In any case, at the current time, the OS should have some notion of
the "generation" of each disk. It should know "one disk is a loser"
and "one disk is a winner". The tricky part, is you the user identifying
via serial number, which disk is which. You need this info when preparing
suitable "hints" for yourself while working. For example, if pulling a
drive and "pretending it's broken", I like to boot the Win10 Installer
DVD and use the Command Prompt, use "diskpart", select the disk needing
cleaning ("select disk 1"), then issue a "clean all" as that erases
a drive from end to end, and is suitable for software RAID. For hardware
RAID erasure, you take the disk drive to a computer that has a different
chipset, and it ignores the metadata, and then you deal with erasing the
disk on that system. If you have two storage controllers, one hardware
RAID capable, the other a different brand, you can move the disk over
to that port and do the erasure step there. I like to put an erased
disk back in the machine, as it makes it easier to see which drive is
resyncing to which other drive later. Since the above article was
done with virtualized disk, I decided to proceed "head-long" into the
mess, and just plow through it without artificially leaving breadcrumbs
for myself, and Windows seems to have left enough hints that I recovered.

When you are this clever, you should own a couple spare hard drives
of sufficient size for triage.
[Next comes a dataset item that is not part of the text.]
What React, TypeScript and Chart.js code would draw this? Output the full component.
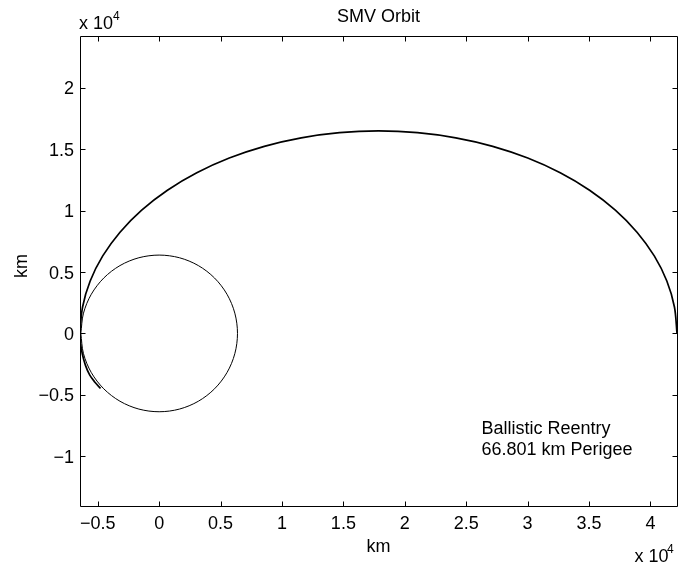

At some point, you will scare yourself
enough to be doing a backup, and if something nasty happens (it shouldn't),
you still have files.

If you want, you can compare the dates on the files on the disks.
Now, what environment will you use to do that ? The partition table
is likely to have a single entry 0x42 dynamic disk, so the partition
isn't "marked" for easy perusal (no 0x07 like a regular disk). Over
in Linux, you measure the offset in sectors to the beginning of the
partition in question, then do an NTFS loopback mount and apply an
-offset type option to it, and it will then bring up the NTFS so you
can look at it. You'd want to use -o ro,... to make the partition
read-only so that no damage can happen while poking around. I can
guarantee you a "good time". Now, how would I know about this, unless
I've had some good times my own self :-/ One of my chief regrets on
that mission, was not writing down the stupid command for future
usage. One thing I discovered, is the offset supports 64 bit numbers
and can be in hex format like 0x1000000000000000. The following
example is in decimal.

sudo mkdir /mnt/somepartition

# Mount a C: partition I know is using a 1MB offset from the origin...
# If you worked out the offset properly, you see "NTFS" in your hex
# editor at that location.

sudo mount -t ntfs -o loop,ro,offset=1048576 /dev/sda /mnt/somepartition

cd /mnt/somepartition

ls -algtR # list the entire disk, have a look around

sudo umount /mnt/somepartition # cleanup steps

sudo rmdir /mnt/somepartition # you're doing manual mount point management
# because no automounter would ever find such
# a partition. No clicky clicky on this one.